Back for Revenge? Appraising Euroscepticism Before and After the 2008 Economic Debt Crisis

Extremism
 
Political Parties
 
Populism
 
Euroscepticism
 
Southern Europe
 
European Union
 
Presenter
Catarina Silva
CICP Center for Research in Political Science
Authors
Catarina Silva
CICP Center for Research in Political Science
Laura C. Ferreira-Pereira
MINHO, University of

Abstract
The EU has been going through the deepest series of crises since its inception. After the Euro crisis, Greek crisis and Refugee crisis, the Brexit crisis has put the European integration process to the test. The successive terrorist attacks have raised further doubts about the EU’s capacity for safeguarding the security of its citizens. As a result, questions about its legitimacy and sustainability abound while the elites are confronted with the “failed Europeanization of the masses” (Majone, 2009) that has been fueling nationalism and galvanizing the Eurosceptic parties. This paper attempts to explain how Euroscepticism has varied since the beginning of the 1990s, when it was reified in the “differentiated integration” and was informed by a moderate anti-European integration stance which did not advocate the end of the EU. Ever since the economic crisis begun in 2008, Euroscepticism has developed into the backbone of an anti-EU narrative endorsed by the radical populist parties (RPPs) that urge for the demise of the EU. This paper argues that Euroscepticism should be analyzed against the backdrop of two phases: between 1992 and 2007 which marked the signing of the Treaties of Maastricht and Lisbon, respectively; and since the beginning of the economic crisis in 2008 to date.
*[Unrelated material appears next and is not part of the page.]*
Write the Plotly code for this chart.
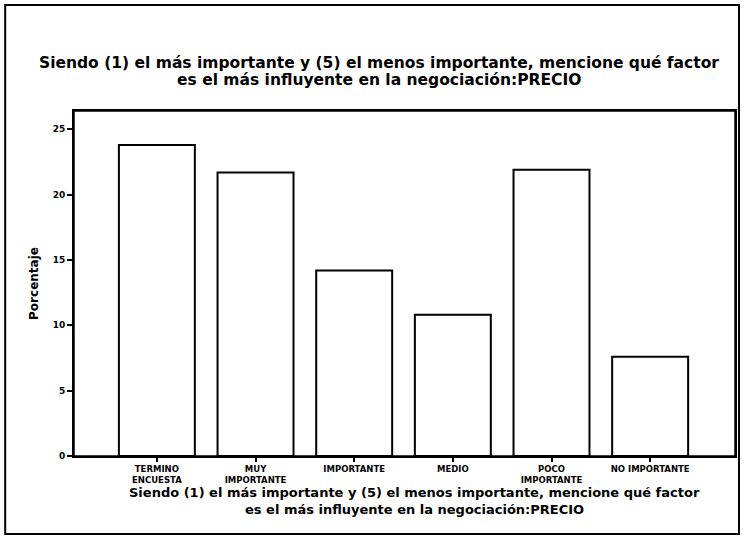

On the one hand, there is the pre-2008 crisis Euroscepticism based on a “cooperative contest” compatible with continued EU membership which was adopted by the mainstream parties and some moderate Eurosceptic parties. On the other, there is the post-2008 crisis Euroscepticism characterized by a “confrontational contest” designed to boost the anti-EU strategies of the RPPs. Thus, the economic crisis has created the political opportunity for the RPPs to infuse Euroscepticism with a virulent populist ethos, something which threatens the future of the EU, considering the growth of RPPs representatives in key institutions like the European Parliament.